In the early 2010s, South Korean productions were even discussed in class. This is important because it really meant being accessible to everyone: to those who asked you if you had seen Sheva’s goal and immediately after talked to you about Old Boy (have you seen the Chinese Tarantino-like movie?), to those who indulged in hilarious wordplay with titles when dictating the agenda (Math, Italian, History, German... and Math again).

Amidst all this, a chubby fellow faithful to cinema for about eighteen years of life was going through his obsessive phase with Eastern psychological horror and had just finished watching Two Sisters by the good Kim Ji-woon. Once he realized he could trust him, he stopped talking in the third person. So, I dove into Bittersweet Life, which steps into the revenge territory fully dressed, creating a mix of elements quite common in the genre but dressed in a tuxedo from start to finish.

The protagonist, Sun-woo, is the trusted man of a powerful South Korean Boss and manages the elegant hotel where the first significant scene of the movie takes place. Significant because it immediately shows the sparkle we’re about to encounter, in few but well-aimed and furious blows: the narrative method that will be used to tell the long journey of violence awaiting Sun-woo; not a fingerprint on the car hood, not an object out of place, not a color thrown by chance, no shot left to itself. In the majority of episodes related to the South Korean genre introduced a few lines above, the direction stands out, not only for the quality but also for the empathy with which it communicates to the viewer. But while in most cases it works on deep, intimate, dark atmospheres, dictated also by rather complex scripts with a high level of content, here the mastery manifests on the surface, in a blatantly and sparklingly aesthetic manner. It is the film's strong point (which already has about ten years now, I mean TEN???), unanimously recognized, and consequently a target hit squarely. A small example of this splendid mix is the exchange of glances in the "final showdown": notes from the far west on the polished set of a place that pays homage to "La Dolce Vita."

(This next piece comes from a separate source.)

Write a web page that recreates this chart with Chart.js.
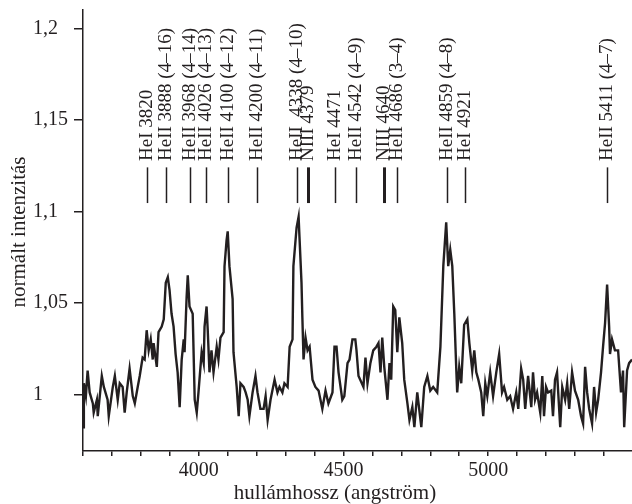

That said, although Bittersweet Life draws from the most famous and illustrious fabrics of noir-revenge-and-even-half-pulp, and although it doesn't invest much in character development, preferring the visual storytelling of blind vengeful fury, Sun-woo's character has more precise traits, embodying a kind of invincible samurai and at the same time a man with a young and uncertain soul and heart, uncertainties that as soon as they manifest lead him to make the wrong choice (wrong according to the code of honor that the "sun-woo samurai" would have scrupulously followed). And in my view, he is tremendously different from the stereotype of the vicious and ruthless Beast who in the end hides the "heart of gold": firstly, because in this film the moment he reveals this side coincides with the moment he effectively makes his life hell, and secondly because this human nuance emphasizes his fragile and insecure side, creating a dualism narrated with a rhythm that literally makes time fly until the final unknown.

I don't know if the problem was how difficult it is to make a wordplay with Bittersweet Life, but the fact is that unfortunately none of my classmates mentioned it. Their loss.